It wasn't me. You can't prove anything.


2010-01-07

Software Version Numbers

A.B.C.D

A) Major version number
B) Minor version number
C) Patch number
D) Sub patch number (internal really, nothing to see here)

Sometimes I wish I could video our work discussions to explain to the rest of the world how developers think.  Today we had another talk amongst our developers in the long, long, long never ending quest for the perfect method of defining the version of a piece of software.

The way these things work is we stand in a circle and throw ideas and what-ifs back and forth in order to come to a conclusion on which number deserves to be incremented in the version. This sound like a very minor detail, but it can have major consequences.

General questions defining how to increment the numbers.

  • What is a major/minor change?
  • Define "sub patch".
  • What numbers will customers care about?
  • What should we be able to tell by looking at the version number only?

Every time you have a patch or a major upgrade headed out the door you go through the following list. They are in random order and have no priority over one another. They must all be gone through. I'm sure I'm missing half of the bullets.

  • In which branch of the software development tracking database is the code going to reside?
  • What does it fix?
    • Does that look like a fix to the customer?
  • What is the change compatible/incomputable with?
  • What will it break?
    • What behaviors will the customer have to change?
    • What will customers have to do to adjust things?
    • What will this cause us to have to adjust in the future?
  • What industry standards are we hitting?
    • Just because it is better doesn't mean people want it.
  • What needs to be tested?
  • What needs to be documented?
    • What do we say in the release notes to sell this change?
  • Will it piss marketing off (a valid concern)?
    • Existing customers
    • New customers
    • Competition comparison
    • Nag, nag, nag!!

"It is just a spelling change!" or "It isn't the same piece of software any more." It doesn't matter really.

It seems like we have this conversation every time we need to make a release. One of the developers said he will add ten more minutes to the seven days he of work hours he has spent on this topic over the last couple years. I'm right there with him.

I made an analogy that is apt for every one of these conversations. We all stand around and throw things back and forth until we feel like we are done and walk away. It is like a band of jugglers who all work in tandem to keep the pins in the air. The conversation is not done until we are all in sync.

Deadlines are a whole new matter.

Even on a patch release x.x.X.x, developers have it in their head that Tuesday at 15:00 is when they can check in the 3600 lines they have changed. They do not take in to account the four hours of documentation and building just for the release. That makes it Tuesday at 19:00 when the package hits the Site for download. That is really Wednesday at 08:00 for customers. Oh, wait, there are four days of testing that need to take place and we forgot to change a bunch of stuff in the user manual. That makes it Monday at 08:00. Meanwhile, the developers are working on the next minor release x.X.x.x.

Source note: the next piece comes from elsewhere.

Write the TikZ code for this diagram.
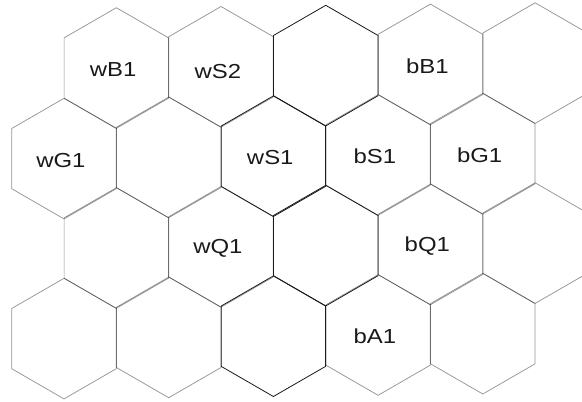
\documentclass[tikz,border=0pt]{standalone}
\usepackage{fontspec}
\setmainfont{Liberation Sans}
\usetikzlibrary{shapes.geometric}
\tikzset{
  hexbase/.style={regular polygon, regular polygon sides=6, shape border rotate=30,
    minimum size=90.45pt, inner sep=0pt, outer sep=0pt},
  hexg/.style={hexbase, draw=black, draw opacity=0.42, line width=0.55pt},
  hexd/.style={hexbase, draw=black!90, line width=0.6pt},
  lbl/.style={font=\fontsize{15.2}{18}\selectfont, xscale=1.18, xshift=-2pt, yshift=-1.2pt,
    text=black!90, inner sep=0pt}
}
\begin{document}
\begin{tikzpicture}[x=0.75pt, y=-0.75pt]
\useasboundingbox (0,0) rectangle (582,401);
\clip (0,0) rectangle (582,401);
% row 0
\node[hexg, label={[lbl]center:wB1}] (r0c0) at (116.35,68.0) {};
\node[hexg, label={[lbl, yshift=-2.5pt]center:wS2}] (r0c1) at (221.05,66.8) {};
\node[hexg, label={[lbl]center:bB1}] (r0c3) at (430.45,64.4) {};
\node[hexg] (r0c4) at (535.15,63.1) {};
% row 1
\node[hexg, label={[lbl]center:wG1}] (r1c0) at (64,158.6) {};
\node[hexg] (r1c1) at (168.7,157.4) {};
\node[hexg, label={[lbl]center:bS1}] (r1c3) at (378.1,155.0) {};
\node[hexg, label={[lbl]center:bG1}] (r1c4) at (482.8,153.7) {};
% row 2
\node[hexg] (r2c0) at (116.35,248.0) {};
\node[hexg, label={[lbl]center:wQ1}] (r2c1) at (221.05,246.8) {};
\node[hexg, label={[lbl]center:bQ1}] (r2c3) at (430.45,244.4) {};
\node[hexg] (r2c4) at (535.15,243.1) {};
% row 3
\node[hexg] (r3c0) at (64,338.6) {};
\node[hexg] (r3c1) at (168.7,337.4) {};
\node[hexg, label={[lbl]center:bA1}] (r3c3) at (378.1,335.0) {};
\node[hexg] (r3c4) at (482.8,333.7) {};
% dark hexes
\node[hexd] (r0c2) at (325.75,65.6) {};
\node[hexd, label={[lbl]center:wS1}] (r1c2) at (273.4,156.2) {};
\node[hexd] (r2c2) at (325.75,245.6) {};
\node[hexd] (r3c2) at (273.4,336.2) {};
\end{tikzpicture}
\end{document}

"We already had the meeting for the next minor release x.X.x.x. That means all those changes will make it in to this version right? "

"NO! dammit! Remember those four days of testing and user manual changes?"

"Oh, we need to add one little spelling change to an error message." This is a valid thing to do, but you have to consider that it will cause all package to be rebuilt and even though they come from the same code base, they are now no longer the binary packages you tested for four or more days. You might have to do some testing over again. Is the change worth that many labor hours?

I'm skipping over the word "merge" on purpose because it causes me pain.